Je n'ai jamais accroché à ces SAE pour plusieurs raisons. La première, vous l'expliquez bien dans votre billet. Les mathématiques ne sont qu'un élément secondaire dans les SAE. La mise en situation est tellement longue que l'enfant s'y perd en compréhension. On dirait une tâche en lecture.
La deuxième, c'est lorsque nos conseillers pédagogiques ont commencé à nous vanter les mérites des SAE. Ils disaient que les élèves n'avaient qu'en faire une par étape et ce serait suffisant. Incroyable discours. Réaliser deux ou trois fois une tâche et le tour est joué alors que l'on sait bien qu'un apprentissage exige temps et énergie.
Troisièmement, alors que plusieurs enfants réussissent à trouver l'âge du capitaine d'un bateau comptant 12 vaches, 10 canards, 8 chiens et 6 poules, comment voulez-vous leur faire apprendre lors de SAE ?

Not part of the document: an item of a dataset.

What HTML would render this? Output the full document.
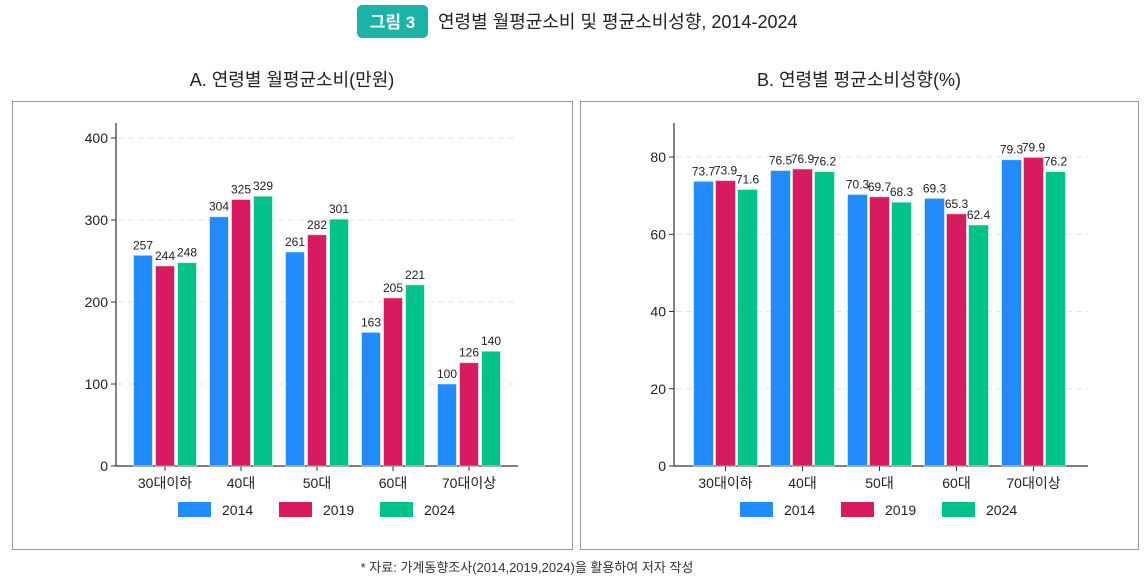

Pour ma part, je fais travailler la résolution de problèmes sous forme de jeux ludiques (que j'appelle super agent secret). Les enfants travaillent en équipe de 2 et doivent résoudre différents problèmes en faisant preuve d'imagination, de créativité et en utilisant leurs notions mathématiques apprises. Le but du jeu est de devenir super agent, mais avant ils doivent franchir différents grades (policier-détective, enquêteur, inspecteur). Chaque grade propose des problèmes qui j'ai pris à différents endroits (mathémathlon, apame, sites internet, mes propres créations, les idées des frères Lyon, etc). Les énoncés des problèmes sont simples. Le but, développer la logique et la compréhension mathématiques.
Les enfants ont hâte que le moment des super agents arrivent.